Cash stuffed into an envelope - or tucked into a box of chocolates - can be a pretty great holiday gift.
Unfortunately, some people view cash itself to be a tad impersonal.
Still, for show-me-the-money gifts that go beyond the usual U.S. savings bonds, there are plenty of other creative options.
If you want actual savings bonds, Series EE bonds issued from November of this year through April 2016 will earn a fixed rate of 0.10 percent, so they're not all that exciting. Series I savings bonds issued during that time earn a composite rate of 1.64 percent for the first six months after the issue date - and a portion of that is indexed to inflation every six months. See www.treasurydirect.gov/readysavegrow/start_saving/gift_bonds.htm for how to buy savings bonds as gifts online.
If you're looking for other on-the-money ideas, here's a handful of them:
Shiny things. You could dish out roughly $750 for five gold rings, according to the 2015 PNC Christmas Gift Index. The price for a simple, no-fuss gold wedding band is about flat from last year, according to PNC. (Granted, you also could pay $700 or more for just one attractively designed man's gold wedding band.)
But the price of gold has been trending down lately and was down about 10 percent in late November from a year ago. Some think the downward trend will continue. Gold would start about $128 for one-tenth troy ounce American Eagle gold coin as of Nov. 30, said John Abbott, of Abbott's Coins in Birmingham, Mich. But the price is consistently in flux.
Silver is a less expensive gift option. You can start out as low as $15 or $16 for a troy ounce for silver and "go up to a lot of money," Abbott said. "There's a wide range."
What's a "lot of money" for silver? One box of American Silver Eagles - 500 troy ounces of silver - cost about $8,800 in late November. The price fluctuates regularly throughout a day, too.
Dramatic effect. How about a little financial suspense? Pick up a gift card to a movie theater for the new financial thriller The Big Short or maybe even wrap up the Michael Lewis book of the same name along with a gift card.
The book, published in March 2010, is a riveting read on the subprime-mortgage crisis and clearly walks the reader through such cumbersome topics as collateralized debt obligations and credit default swaps.
The new movie has an all-star cast including Brad Pitt, Steve Carell, Ryan Gosling, and Christian Bale.

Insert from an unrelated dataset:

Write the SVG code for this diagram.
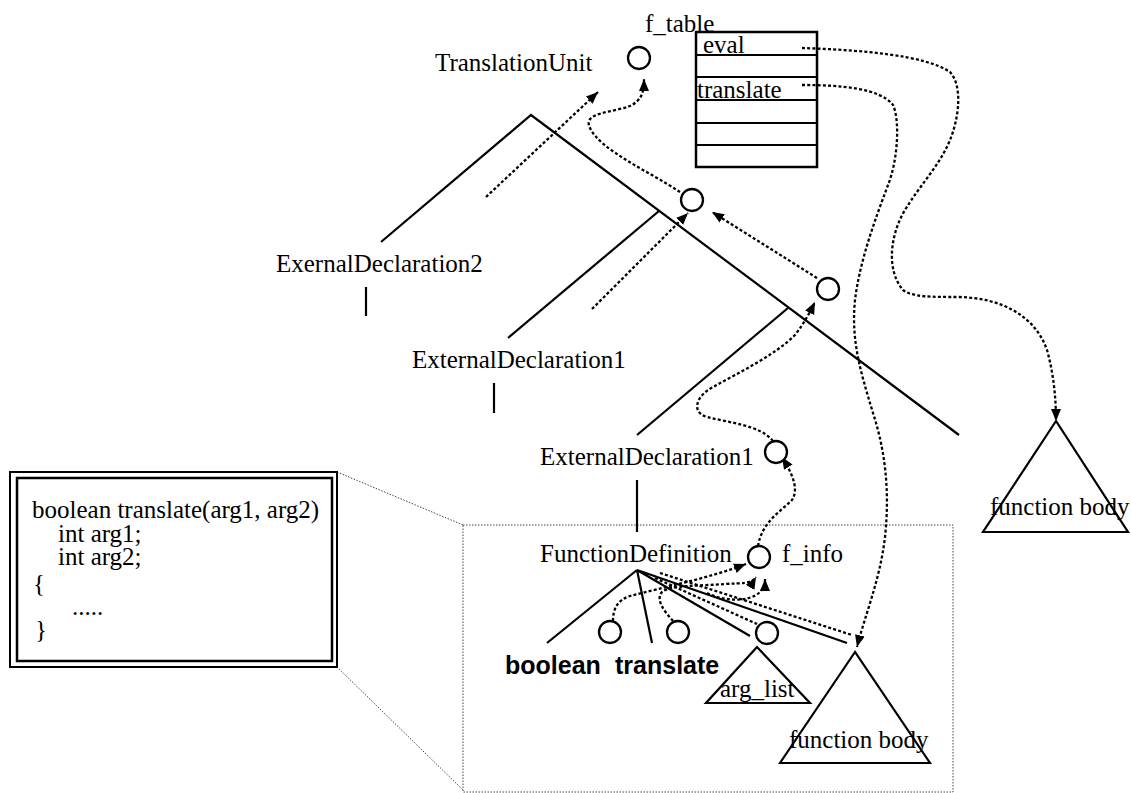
<svg xmlns="http://www.w3.org/2000/svg" width="1131" height="793" viewBox="0 0 1131 793">
<style>
.ln{fill:none;stroke:#000;stroke-width:2.2}
.dot{fill:none;stroke:#000;stroke-width:2.3;stroke-dasharray:3 2.2}
.thin{fill:none;stroke:#444;stroke-width:1;stroke-dasharray:1.5 1.5}
.nd{fill:#fff;stroke:#000;stroke-width:2.3}
.t{font-family:"Liberation Serif","Times New Roman",serif;font-size:25px;fill:#000}
.b{font-family:"Liberation Sans",Arial,sans-serif;font-size:25px;font-weight:bold;fill:#000}
</style>
<defs>
<marker id="ah" markerUnits="userSpaceOnUse" markerWidth="14" markerHeight="11" refX="12" refY="5" orient="auto">
<path d="M0,0 L12,5 L0,10 Z" fill="#000"/>
</marker>
</defs>
<rect width="1131" height="793" fill="#fff"/>

<g id="zoom-frame">
<path class="thin" d="M337,472 L463,525 M337,667 L463,790"/>
<rect class="thin" x="463" y="525" width="490" height="267"/>
</g>

<g id="code-box">
<rect x="10" y="472" width="327" height="195" fill="#fff" stroke="#000" stroke-width="2"/>
<rect x="17" y="478" width="315" height="183" fill="none" stroke="#000" stroke-width="2.5"/>
<text class="t" x="32" y="518">boolean translate(arg1, arg2)</text>
<text class="t" x="58" y="542">int arg1;</text>
<text class="t" x="58" y="565">int arg2;</text>
<text class="t" x="33" y="592">{</text>
<text class="t" x="72" y="615">.....</text>
<text class="t" x="35" y="638">}</text>
</g>

<g id="tree-lines">
<path class="ln" d="M381,242 L531,115 L959,435"/>
<path class="ln" d="M508,338 L659,211"/>
<path class="ln" d="M637,435 L788,308"/>
<path class="ln" d="M366,287 V316 M494,383 V413 M637,480 V532"/>
<path class="ln" d="M637,570 L547,643 M637,570 L652,643 M637,570 L750,636 M637,570 L847,643"/>
</g>

<g id="connectors">
<path class="dot" d="M486,197 L598,92" marker-end="url(#ah)"/>
<path class="dot" d="M680,192 C650,172 600,150 590,128 C582,112 612,113 630,106 C642,100 644,92 644,79" marker-end="url(#ah)"/>
<path class="dot" d="M592,309 L688,213" marker-end="url(#ah)"/>
<path class="dot" d="M817,278 L712,212" marker-end="url(#ah)"/>
<path class="dot" d="M773,441 C760,425 730,423 707,417 C690,412 697,395 713,387 C740,372 775,355 795,335 C805,322 810,312 815,302" marker-end="url(#ah)"/>
<path class="dot" d="M758,546 C762,522 780,512 792,500 C800,488 790,470 782,457" marker-end="url(#ah)"/>
<path class="dot" d="M802,48 C860,50 925,55 950,72 C962,85 960,115 950,140 C940,165 920,185 905,210 C890,235 886,270 903,290 C912,297 930,297 960,297 C1000,298 1035,315 1047,350 C1054,375 1056,400 1056,421" marker-end="url(#ah)"/>
<path class="dot" d="M802,85 C840,85 880,88 893,105 C900,120 898,160 888,185 C875,220 860,260 855,300 C851,340 860,370 873,413 C885,450 890,490 885,537 C880,580 865,615 857,647" marker-end="url(#ah)"/>
<path class="dot" d="M613,621 C613,608 618,600 630,596 C660,588 710,578 746,564" marker-end="url(#ah)"/>
<path class="dot" d="M673,621 C665,612 655,600 662,592 C670,585 700,586 725,584 C742,583 752,584 756,577" marker-end="url(#ah)"/>
<path class="dot" d="M707,593 C725,602 750,602 760,592 C764,588 765,584 765,579" marker-end="url(#ah)"/>
<path class="dot" d="M655,578 L757,624"/>
<path class="dot" d="M660,573 L852,635"/>
</g>

<g id="f_table">
<rect x="696" y="32" width="121" height="135" fill="none" stroke="#000" stroke-width="2.5"/>
<path class="ln" d="M696,55 H817 M696,77 H817 M696,100 H817 M696,123 H817 M696,145 H817"/>
<text class="t" x="645" y="32">f_table</text>
<text class="t" x="703" y="53">eval</text>
<text class="t" x="697" y="98">translate</text>
</g>

<g id="translation-unit">
<circle class="nd" cx="639" cy="58" r="11"/>
<text class="t" x="435" y="71">TranslationUnit</text>
</g>

<g id="ext-decl-2">
<circle class="nd" cx="692" cy="200" r="11"/>
<text class="t" x="276" y="272">ExernalDeclaration2</text>
</g>

<g id="ext-decl-1a">
<circle class="nd" cx="828" cy="289" r="11"/>
<text class="t" x="412" y="368">ExternalDeclaration1</text>
</g>

<g id="ext-decl-1b">
<circle class="nd" cx="776" cy="452" r="11"/>
<text class="t" x="540" y="465">ExternalDeclaration1</text>
</g>

<g id="function-definition">
<circle class="nd" cx="759" cy="557" r="11"/>
<text class="t" x="540" y="562">FunctionDefinition</text>
<text class="t" x="782" y="562">f_info</text>
</g>

<g id="boolean">
<circle class="nd" cx="610" cy="632" r="11"/>
<text class="b" x="505" y="674">boolean</text>
</g>

<g id="translate">
<circle class="nd" cx="678" cy="632" r="11"/>
<text class="b" x="615" y="674">translate</text>
</g>

<g id="arg-list">
<circle class="nd" cx="767" cy="633" r="11"/>
<path class="ln" d="M757,647 L706,703 L810,703 Z"/>
<text class="t" x="720" y="697">arg_list</text>
</g>

<g id="function-body-1">
<path class="ln" d="M855,652 L780,763 L930,763 Z"/>
<text class="t" x="789" y="748">function body</text>
</g>

<g id="function-body-2">
<path class="ln" d="M1056,421 L983,532 L1128,532 Z"/>
<text class="t" x="990" y="515">function body</text>
</g>
</svg>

It focuses on how a few quirky characters spotted a crisis in the making years before the 2007-09 financial collapse led to huge layoffs, home foreclosures, and government bailouts. Early in the game, these financial geeks took multimillion-dollar bets against Wall Street's big gamble on subprime mortgage bonds, ultimately made wild money, and have an incredible story to tell.
Wiggle room. Ever think of paying someone's electric bill for a month? Or maybe buying the person a week's worth of groceries?
Sure, it's practical. But it can be practically delightful to be surprised by extra breathing space in the family's budget for 2016.
Or maybe pick up the cost of a chore - such as a month of maid service or lawn service.
Market pick. This holiday season, it's easier to buy just a small part of a share of stock in Apple, Nike, and other popular companies.
A $50 gift card for Apple stock, of course, won't enable anyone to buy one share of Apple, which has been trading about $118 a share. But it's a start.
Change afoot. Gather up the spare change around your house to buy a gift card. If you've got $25 or $50 lying around - and many people do - consider visiting a CoinStar location to convert the change into a gift card for Starbucks or Amazon.com or Toys R Us.
If you apply the value of the change to buy a gift card, you do not pay a fee.
Some kiosks give physical gift cards. Others issue vouchers that can be used when shopping online or in participating retailers. If you want, you can take vouchers to the store to get the actual plastic gift cards.
Retailers in the program include Home Depot, Sephora, Game Stop, Forever 21, and Applebee's.